The data below should be restated word for word, with every picture omitted.

■ ■ ■ ■ ■

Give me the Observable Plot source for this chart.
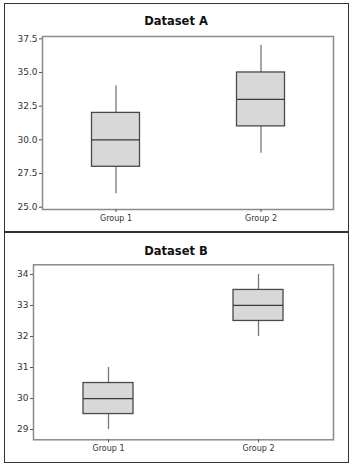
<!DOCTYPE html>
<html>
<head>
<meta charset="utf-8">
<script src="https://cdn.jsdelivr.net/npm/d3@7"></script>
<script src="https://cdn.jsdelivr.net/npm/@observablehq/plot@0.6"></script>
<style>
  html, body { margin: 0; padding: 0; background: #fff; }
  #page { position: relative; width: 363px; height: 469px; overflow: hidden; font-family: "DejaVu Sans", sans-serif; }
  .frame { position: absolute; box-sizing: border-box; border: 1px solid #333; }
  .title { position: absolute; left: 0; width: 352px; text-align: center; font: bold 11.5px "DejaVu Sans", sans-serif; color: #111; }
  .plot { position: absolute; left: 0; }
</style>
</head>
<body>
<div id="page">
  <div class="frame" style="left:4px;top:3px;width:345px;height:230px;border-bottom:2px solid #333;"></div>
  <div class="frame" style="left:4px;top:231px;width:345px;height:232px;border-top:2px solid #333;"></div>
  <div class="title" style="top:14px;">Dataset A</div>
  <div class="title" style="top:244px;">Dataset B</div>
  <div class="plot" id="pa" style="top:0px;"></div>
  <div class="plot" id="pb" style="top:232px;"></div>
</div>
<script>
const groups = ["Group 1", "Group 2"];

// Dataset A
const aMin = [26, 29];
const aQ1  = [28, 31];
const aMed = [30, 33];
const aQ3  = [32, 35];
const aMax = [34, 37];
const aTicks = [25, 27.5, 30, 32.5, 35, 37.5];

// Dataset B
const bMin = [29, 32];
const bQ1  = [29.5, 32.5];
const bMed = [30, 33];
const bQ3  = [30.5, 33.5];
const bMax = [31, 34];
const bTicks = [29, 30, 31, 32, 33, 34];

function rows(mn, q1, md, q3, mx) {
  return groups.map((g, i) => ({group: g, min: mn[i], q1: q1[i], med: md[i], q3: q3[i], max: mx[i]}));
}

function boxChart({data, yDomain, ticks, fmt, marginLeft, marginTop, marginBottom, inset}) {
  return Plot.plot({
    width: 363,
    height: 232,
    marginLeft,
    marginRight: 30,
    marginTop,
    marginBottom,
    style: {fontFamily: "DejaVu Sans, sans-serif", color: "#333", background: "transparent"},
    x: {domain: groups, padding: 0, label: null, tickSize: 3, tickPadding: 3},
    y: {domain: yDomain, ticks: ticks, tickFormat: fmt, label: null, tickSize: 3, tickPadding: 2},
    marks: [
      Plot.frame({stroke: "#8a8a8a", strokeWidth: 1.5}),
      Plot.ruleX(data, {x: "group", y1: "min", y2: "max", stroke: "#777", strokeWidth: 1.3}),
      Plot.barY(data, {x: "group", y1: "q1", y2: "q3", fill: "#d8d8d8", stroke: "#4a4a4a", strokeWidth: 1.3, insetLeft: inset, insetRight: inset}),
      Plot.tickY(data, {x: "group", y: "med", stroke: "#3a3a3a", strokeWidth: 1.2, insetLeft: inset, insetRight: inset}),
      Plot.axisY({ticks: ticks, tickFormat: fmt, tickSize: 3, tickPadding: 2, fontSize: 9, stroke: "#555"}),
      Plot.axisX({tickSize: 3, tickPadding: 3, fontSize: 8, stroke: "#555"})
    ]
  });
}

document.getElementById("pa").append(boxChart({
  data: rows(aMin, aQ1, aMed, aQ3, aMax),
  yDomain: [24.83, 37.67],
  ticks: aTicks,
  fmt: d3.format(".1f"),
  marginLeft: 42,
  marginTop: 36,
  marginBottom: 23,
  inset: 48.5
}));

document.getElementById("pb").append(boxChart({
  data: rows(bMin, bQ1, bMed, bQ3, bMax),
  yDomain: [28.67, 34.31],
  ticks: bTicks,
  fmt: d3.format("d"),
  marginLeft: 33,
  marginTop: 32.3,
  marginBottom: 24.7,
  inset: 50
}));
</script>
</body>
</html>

■ ■ ■ ■ ■

### [RESPONSE TO THIS TASK]
Give me the Observable Plot source for this chart.
<!DOCTYPE html>
<html>
<head>
<meta charset="utf-8">
<script src="https://cdn.jsdelivr.net/npm/d3@7"></script>
<script src="https://cdn.jsdelivr.net/npm/@observablehq/plot@0.6"></script>
<style>
  html, body { margin: 0; padding: 0; background: #fff; }
  #page { position: relative; width: 363px; height: 469px; overflow: hidden; font-family: "DejaVu Sans", sans-serif; }
  .frame { position: absolute; box-sizing: border-box; border: 1px solid #333; }
  .title { position: absolute; left: 0; width: 352px; text-align: center; font: bold 11.5px "DejaVu Sans", sans-serif; color: #111; }
  .plot { position: absolute; left: 0; }
</style>
</head>
<body>
<div id="page">
  <div class="frame" style="left:4px;top:3px;width:345px;height:230px;border-bottom:2px solid #333;"></div>
  <div class="frame" style="left:4px;top:231px;width:345px;height:232px;border-top:2px solid #333;"></div>
  <div class="title" style="top:14px;">Dataset A</div>
  <div class="title" style="top:244px;">Dataset B</div>
  <div class="plot" id="pa" style="top:0px;"></div>
  <div class="plot" id="pb" style="top:232px;"></div>
</div>
<script>
const groups = ["Group 1", "Group 2"];

// Dataset A
const aMin = [26, 29];
const aQ1  = [28, 31];
const aMed = [30, 33];
const aQ3  = [32, 35];
const aMax = [34, 37];
const aTicks = [25, 27.5, 30, 32.5, 35, 37.5];

// Dataset B
const bMin = [29, 32];
const bQ1  = [29.5, 32.5];
const bMed = [30, 33];
const bQ3  = [30.5, 33.5];
const bMax = [31, 34];
const bTicks = [29, 30, 31, 32, 33, 34];

function rows(mn, q1, md, q3, mx) {
  return groups.map((g, i) => ({group: g, min: mn[i], q1: q1[i], med: md[i], q3: q3[i], max: mx[i]}));
}

function boxChart({data, yDomain, ticks, fmt, marginLeft, marginTop, marginBottom, inset}) {
  return Plot.plot({
    width: 363,
    height: 232,
    marginLeft,
    marginRight: 30,
    marginTop,
    marginBottom,
    style: {fontFamily: "DejaVu Sans, sans-serif", color: "#333", background: "transparent"},
    x: {domain: groups, padding: 0, label: null, tickSize: 3, tickPadding: 3},
    y: {domain: yDomain, ticks: ticks, tickFormat: fmt, label: null, tickSize: 3, tickPadding: 2},
    marks: [
      Plot.frame({stroke: "#8a8a8a", strokeWidth: 1.5}),
      Plot.ruleX(data, {x: "group", y1: "min", y2: "max", stroke: "#777", strokeWidth: 1.3}),
      Plot.barY(data, {x: "group", y1: "q1", y2: "q3", fill: "#d8d8d8", stroke: "#4a4a4a", strokeWidth: 1.3, insetLeft: inset, insetRight: inset}),
      Plot.tickY(data, {x: "group", y: "med", stroke: "#3a3a3a", strokeWidth: 1.2, insetLeft: inset, insetRight: inset}),
      Plot.axisY({ticks: ticks, tickFormat: fmt, tickSize: 3, tickPadding: 2, fontSize: 9, stroke: "#555"}),
      Plot.axisX({tickSize: 3, tickPadding: 3, fontSize: 8, stroke: "#555"})
    ]
  });
}

document.getElementById("pa").append(boxChart({
  data: rows(aMin, aQ1, aMed, aQ3, aMax),
  yDomain: [24.83, 37.67],
  ticks: aTicks,
  fmt: d3.format(".1f"),
  marginLeft: 42,
  marginTop: 36,
  marginBottom: 23,
  inset: 48.5
}));

document.getElementById("pb").append(boxChart({
  data: rows(bMin, bQ1, bMed, bQ3, bMax),
  yDomain: [28.67, 34.31],
  ticks: bTicks,
  fmt: d3.format("d"),
  marginLeft: 33,
  marginTop: 32.3,
  marginBottom: 24.7,
  inset: 50
}));
</script>
</body>
</html>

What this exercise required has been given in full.